INDIANAPOLIS, Ind.— Allison Transmission knows how to build a global brand. With facilities in six countries, Allison is the world’s largest manufacturer of fully-automatic transmissions for medium- and heavy-duty commercial vehicles. Mike Headly, Allison’s vice president of international marketing, was the guest speaker at the finale of the international competitive strategy class taught by Charles Dhanaraj, associate professor of management and Schmenner Faculty Fellow.
This class also began the semester with an opening case outlining Allison’s expansion challenges in Europe in 2005. Headly led the class discussion, offering an insider view of growing international operations at the Midwest company.
“It’s a good learning vehicle for the students here,” said Headly. “We come here to be supportive of Kelley Indianapolis.”
Headly discussed the ways in which Allison continues to build its brand globally using marketing, communications and education. He discussed how Allison got into the business of buses in India and strategies for investing during large, global events like the World Cup and Olympics. Evening MBA students asked how the European debt crisis affects Allison’s global bottom line.
“There’s more uncertainty,” Headly told the class. “But it’s now cheaper to ship iron ore by boat from Australia than to dig it out of the ground in China. There are lots of changing elements.”
The MBA students say Allison’s lessons translate directly to their coursework.
“What we’re learning in this class is there’s cultural and governmental issues that will take a lot of nuance, specific to the country that you’re entering into,” said Mike Behrns, an Evening MBA student working for PNC Bank. “So there’s an inherent need for adaptability.”
“To me, the biggest takeaway was the concept of not having a one size fits all strategy to any approach of trying to go global or enter into any country,” added Jessica Biber, a part-time MBA student and compliance officer at City Securities. “I really think that you have to customize your approach any time you want to rethink a strategy from Brazil to China or India. Wherever you’re going you really have to customize it and make it fit.”
Students ended the class by presenting group projects on how Indiana’s midcap businesses can establish global footprints. Many of them had interacted with senior executives at the 30 companies they studied, learning the challenges of expanding the Indiana business globally. They had to research competition in a foreign market, and explore opportunities for joint ventures with local businesses and the potential for establishing a foothold in the foreign country.
“The class directly addresses many of the day-to-day responsibilities that I have at Cummins Filtration,” said Vijay Ramalingam, an MBA student and a marketing manager and product management specialist. “Because my job is about introducing new products and entering new markets, a lot of what I’ve learned in this class helps me to design the best cultural fit for the market and to partner with suppliers in the value chain. As we discussed in class, ‘Working through the simple things is the toughest part of the job.’”
The students’ presentation was reviewed by two other executives: Mark Cooper, director of international trade from the U.S. Department of Commerce and Steve McFarland, Chair of Vistage International in Indianapolis.

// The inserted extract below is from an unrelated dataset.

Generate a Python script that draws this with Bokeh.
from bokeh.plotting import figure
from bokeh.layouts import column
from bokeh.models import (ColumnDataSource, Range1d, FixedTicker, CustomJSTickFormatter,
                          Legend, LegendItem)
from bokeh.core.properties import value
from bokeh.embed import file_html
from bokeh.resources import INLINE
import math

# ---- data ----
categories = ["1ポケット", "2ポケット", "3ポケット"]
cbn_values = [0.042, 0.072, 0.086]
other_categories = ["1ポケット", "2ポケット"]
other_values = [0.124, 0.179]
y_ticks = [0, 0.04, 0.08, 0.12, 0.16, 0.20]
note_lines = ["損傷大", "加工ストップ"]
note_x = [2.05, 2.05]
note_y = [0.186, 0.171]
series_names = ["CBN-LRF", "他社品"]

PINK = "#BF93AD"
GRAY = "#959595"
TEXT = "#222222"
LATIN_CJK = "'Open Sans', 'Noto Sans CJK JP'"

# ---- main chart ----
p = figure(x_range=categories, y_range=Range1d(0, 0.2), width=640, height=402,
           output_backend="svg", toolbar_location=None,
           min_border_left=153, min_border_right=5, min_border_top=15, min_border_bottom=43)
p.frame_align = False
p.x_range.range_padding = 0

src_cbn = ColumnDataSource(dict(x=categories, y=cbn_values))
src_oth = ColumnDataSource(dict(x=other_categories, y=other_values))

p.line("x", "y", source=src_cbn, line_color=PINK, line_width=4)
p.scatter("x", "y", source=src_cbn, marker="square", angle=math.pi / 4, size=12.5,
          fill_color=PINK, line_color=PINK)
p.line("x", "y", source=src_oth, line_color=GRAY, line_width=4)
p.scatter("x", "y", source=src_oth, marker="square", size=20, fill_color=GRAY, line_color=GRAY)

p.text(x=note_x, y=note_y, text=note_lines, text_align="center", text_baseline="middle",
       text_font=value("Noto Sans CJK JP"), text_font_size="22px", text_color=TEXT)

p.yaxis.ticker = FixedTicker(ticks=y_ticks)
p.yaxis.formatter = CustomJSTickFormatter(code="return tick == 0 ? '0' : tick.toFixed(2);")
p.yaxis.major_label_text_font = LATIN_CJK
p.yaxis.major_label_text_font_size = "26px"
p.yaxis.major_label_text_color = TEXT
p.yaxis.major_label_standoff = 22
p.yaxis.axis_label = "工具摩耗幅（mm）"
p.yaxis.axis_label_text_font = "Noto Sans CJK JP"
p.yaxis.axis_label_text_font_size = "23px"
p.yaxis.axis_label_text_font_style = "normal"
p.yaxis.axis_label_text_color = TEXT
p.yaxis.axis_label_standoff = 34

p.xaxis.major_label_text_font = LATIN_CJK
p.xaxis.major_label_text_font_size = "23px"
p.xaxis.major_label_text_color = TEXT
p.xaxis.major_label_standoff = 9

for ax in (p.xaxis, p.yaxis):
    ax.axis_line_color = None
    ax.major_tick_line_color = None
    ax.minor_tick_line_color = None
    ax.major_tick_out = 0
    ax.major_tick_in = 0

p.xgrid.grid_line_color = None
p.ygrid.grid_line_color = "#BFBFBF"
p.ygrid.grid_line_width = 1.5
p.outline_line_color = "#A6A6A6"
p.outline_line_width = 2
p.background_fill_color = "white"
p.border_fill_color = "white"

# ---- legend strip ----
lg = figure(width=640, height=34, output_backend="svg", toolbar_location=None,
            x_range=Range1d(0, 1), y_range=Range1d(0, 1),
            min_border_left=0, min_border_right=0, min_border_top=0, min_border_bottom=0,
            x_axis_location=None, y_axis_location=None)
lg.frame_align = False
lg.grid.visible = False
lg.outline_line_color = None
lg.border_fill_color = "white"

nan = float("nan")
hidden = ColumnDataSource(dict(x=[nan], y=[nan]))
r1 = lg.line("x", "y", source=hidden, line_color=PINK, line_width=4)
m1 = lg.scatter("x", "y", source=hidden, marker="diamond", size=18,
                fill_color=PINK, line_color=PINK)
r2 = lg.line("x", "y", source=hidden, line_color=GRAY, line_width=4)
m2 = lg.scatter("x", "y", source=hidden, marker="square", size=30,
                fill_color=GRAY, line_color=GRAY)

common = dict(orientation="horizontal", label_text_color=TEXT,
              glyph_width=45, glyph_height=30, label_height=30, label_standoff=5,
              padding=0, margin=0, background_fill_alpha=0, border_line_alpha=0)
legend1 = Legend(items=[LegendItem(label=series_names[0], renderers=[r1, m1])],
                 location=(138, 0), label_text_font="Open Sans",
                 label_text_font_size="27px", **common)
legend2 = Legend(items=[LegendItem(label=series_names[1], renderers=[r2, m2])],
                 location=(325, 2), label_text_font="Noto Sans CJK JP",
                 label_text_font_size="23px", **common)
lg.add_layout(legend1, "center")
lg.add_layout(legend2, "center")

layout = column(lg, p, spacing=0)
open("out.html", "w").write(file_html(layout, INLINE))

“I think the beauty of this international course is you continue to learn. You need a very flexible mindset when you approach many of the international issues,” said Cooper. “In fact, as you work through these problems of doing international business, you also enhance your managerial skill sets.”
“When I got my MBA [in the late 1980s], international business was almost a chapter in a book, not a whole discipline,” McFarland told the class. “What you're developing is your foundation. You're the next generation that will take North American and U.S. companies global, and it will not be a big deal. Global will be like going to South Dakota.”